Excerpt from Abigail Lucien’s zine, “This Winter Could be Your Wettest Ever.”
Excerpt from Abigail Lucien’s zine, “This Winter Could be Your Wettest Ever.”

Found and ripped from a 1970s National Geographic by the artist herself, this advertisement (from which the zine borrows its title) typifies Western representations of the Caribbean islands. The region has often been exotified (“The endless islands with endless possibilities,” reads another ad on the Bahamas) in branding that promises the ultimate in leisure. By showing the virtually unchanged focus of these images over the past 50 years, Lucien impels viewers to consider the entangled narratives surrounding the Caribbean islands today.

Like many places in the Caribbean, Lucien’s native Haiti has a fraught relationship with the outside world. Tourism is a double-edged sword, both indispensable to the economy and threatening to local cultures and histories. And as the nation struggles to rebuild from a series of natural disasters (including hurricanes in 2008 and a 2010 earthquake that killed an estimated 300,000 people), international relief has proven insufficient or, even worse, deadly (with a 2016 cholera epidemic actually being introduced by U.N. peacekeepers). Earlier this year, Donald Trump further stigmatized Haiti as one of several “shithole countries” from which the United States should no longer accept migrants. That all human faces in Lucien’s zine, save for that of a single black server, have been intentionally effaced and replaced in photoshop with background is perhaps the artist’s way of staking out a new space for representation.

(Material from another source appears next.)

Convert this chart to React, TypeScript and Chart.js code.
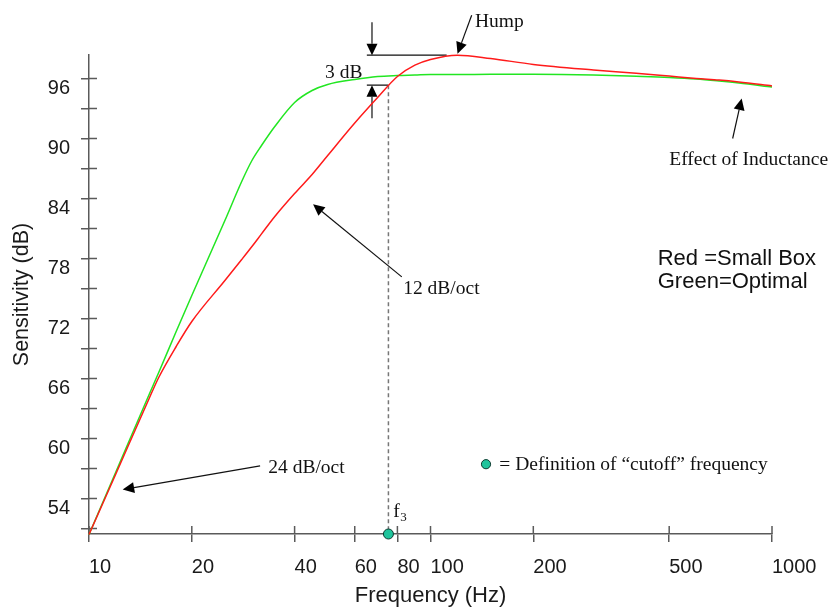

On the other side of the room, a low fence, titled Shin Guard (2018), circles a bunch of fake limes, or lime-shaped air fresheners responsible for the odd smell in the gallery. Nearby stands Confiance (2018) — another awning of orange vinyl which houses a three-minute video of fluctuating water on a flat screen set into the wall. Due to the shallowness of the space between the vinyl cover and the screen, viewers are forced to watch the footage close-up and in pixels, while listening to the jarring sound of a motor boat and churning water. The experience, as with the entire show, is neither familiar nor pleasant but willfully constructed. Objects are made from industrial materials, blare in artificial colors, and reek of chemical perfumes. They reference elements in nature—from the sun and wind to water and fruit— but with no attempt at realism. Ultimately though, Lucien’s tropical habitat comes across as more real than any tourist’s contrived projections.

Exhibition view of "Confiance" (2018) and "Shin Guard" (2018).
Exhibition view of “Confiance” (2018) and “Shin Guard” (2018).

Face Tan/Night Swim runs through October 20 at Vox Populi, 319 N. 11th Street, Philadelphia, PA 19107. Gallery Hours Wednesday-Sunday, 12-6pm.